Once upon a time in the Drupalsphere, there was the Image module, which was the preferred image solution for all Drupal sites. It dynamically resized images for display, so you could upload one image and get other sizes. But it was limited to one image per node, which made it hard for situations where you wanted to insert several images into one article. All kinds of workarounds emerged, but it was all a bit kludgey. It was nice to have something, but people were looking for something better. When Imagecache came about, it was received with much excitement, and it soon took over as the preferred image handling solution for Drupal, because you could attach several images to a node, and because it was much more performant and scalable. When Drupal 7 was in development, this functionality was considered so essential that Imagecache was incorporated into Drupal 7 core and renamed “Image”. (Yeah, it can be a bit confusing if you don’t know the history.)

If you were riding Drupal through those image solution shifts, it could be a bit of a rough go. In my upgrades over the years, I lost my Image node-generated posts. They were there from 2006-2007, but my upgrade to Drupal 5, when I adopted Imagecache for my images, left them adrift. I had figured those posts were doomed to obscurity, with no hooks to pull them out of database obscurity. Oh, you could see the text, but the images were gone. And if you tried to edit the node, you got no node edit form, just a blank page. I wasn’t going to try to fix that for a handful of posts. I figured I just had to write them off, sacrificed at the altar of progress.

I was wrong.

I recently discovered that this content loss due to Image module deprecation has a solution. When I first saw this, I guessed it was too late for me, as I should have done this in a previous Drupal upgrade, ideally when I made the initial jump away from the Image module.

But I thought, what the heck, give it a try!

Field Converter module

It was this module I found myself looking at that got me excited.

A framework for non-CCK modules to use to convert their Drupal 6 custom data to Drupal 7 FieldAPI fields….

…Currently, Image and User terms are using this framework to migrate their data to fields on Drupal 7.

Ooh! Maybe I can rescue my Image nodes after all!

I started digging around, and learned that there is really no documentation on this. You have to read the code and figure it out.

I went to look at the old Image module in contrib, where it said on the project page:

Upgrading … from Drupal 6 to 7: Image node data may be converted to Image fields using Field convert module; the image_legacy module (in this project’s git repository’s 7.x-1.x branch) provides the necessary field conversion information.

Nice! Obviously I couldn’t simply enable image.module, as it would conflict with the core module’s namespace. So I looked for documentation, but didn’t find any there, either. I explored the Image module issues, and found Image module migration, a critical open issue with lots of discussion on just this migration need. There I saw more mention of the image_legacy module, which, as it turns out, is a module within the Image module package. People were saying it was working, albeit with issues.
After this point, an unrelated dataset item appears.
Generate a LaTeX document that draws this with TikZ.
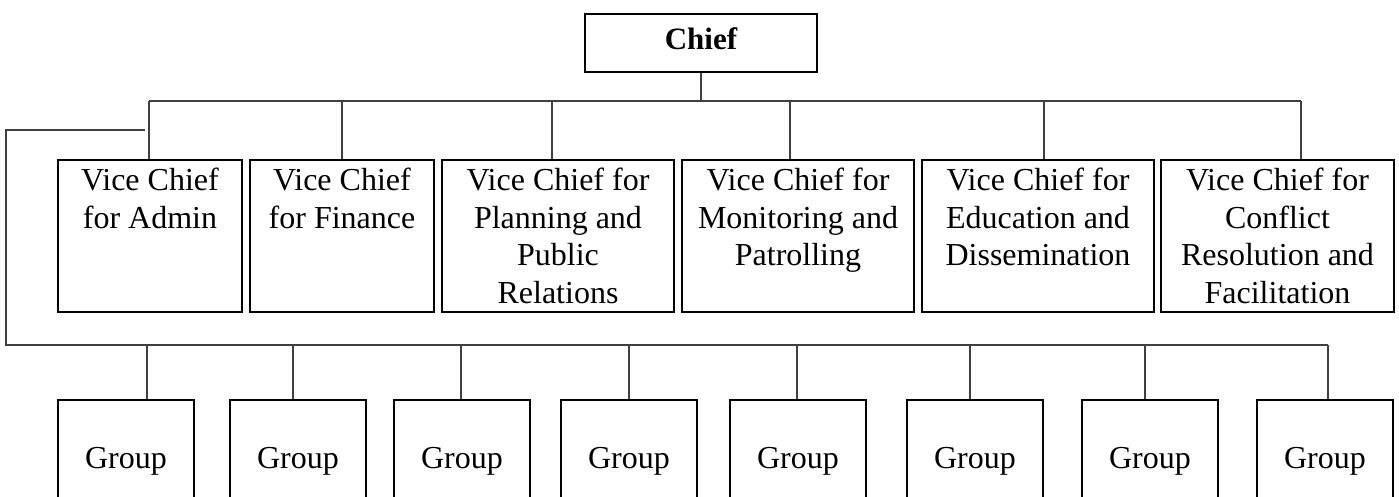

Hmmmm. I had the basic elements to give this a try. I made my backups and hunkered down in my dev environment for a potentially long session.

Image -> Imagecache -> Image

Because of the namespacing conflict, it makes sense that there is no Drupal 7 image module release. You have to check it out via Git. I did that. I used Drush to install Field Converter.

I enabled the Image Legacy module and the Field Converter.

And found nothing available in any menus or admin screens. Digging around the Field Converter code, I found:

<?php
function field_convert_menu() {
  $items['admin/content/field_convert'] = array(
    'title' => 'Convert fields',
    'page callback' => 'drupal_get_form',
    'page arguments' => array('field_convert_select'),
    'access arguments' => array('administer software updates'), // @TODO CHANGE ME
    'file' => 'field_convert.admin.inc',
  );
  return
$items;
}
?>

That gave me the admin screen path (…/admin/content/field_convert), so I entered that into my browser toolbar, and a very simple screen with a couple of checkboxes appeared. One checkbox was for converting Images.

So I checked the box and submitted the form.

A few moments later, the process was done. Did it work? I went to /admin/content and found all my image nodes updated, with valid node type designations no less! The entire effort took me all of ten minutes.

Elbow grease required

When I looked at the nodes, though, the images were not there. However, when I clicked to edit a node, the form loaded, which itself was a victory, complete with the node body field, as well as the original image and two resizes listed in the File Attachments.

From there it was an easy manual remediation task:

  1. Load the Filefield Sources module, configure it to look in the folder where the old images were still residing.
  2. Edit the image node and mouse over the original image attachment link to see the actual image filename.
  3. Select that file from the Filefield Sources dropdown.
  4. Save the image node. The image was now there!
  5. Repeat for each image node.

And the cat blogging is returned! Since I had only a few dozen images, this wasn’t so bad. If I had hundreds, this probably would have been a bigger task meriting exploration of some kind of batch processing.

Thank you

My big thanks to joachim for the awesome work, contributing the code for the Field Converter and Image Legacy modules, sharing a workable solution for what seemed to be a problem with no easy answer!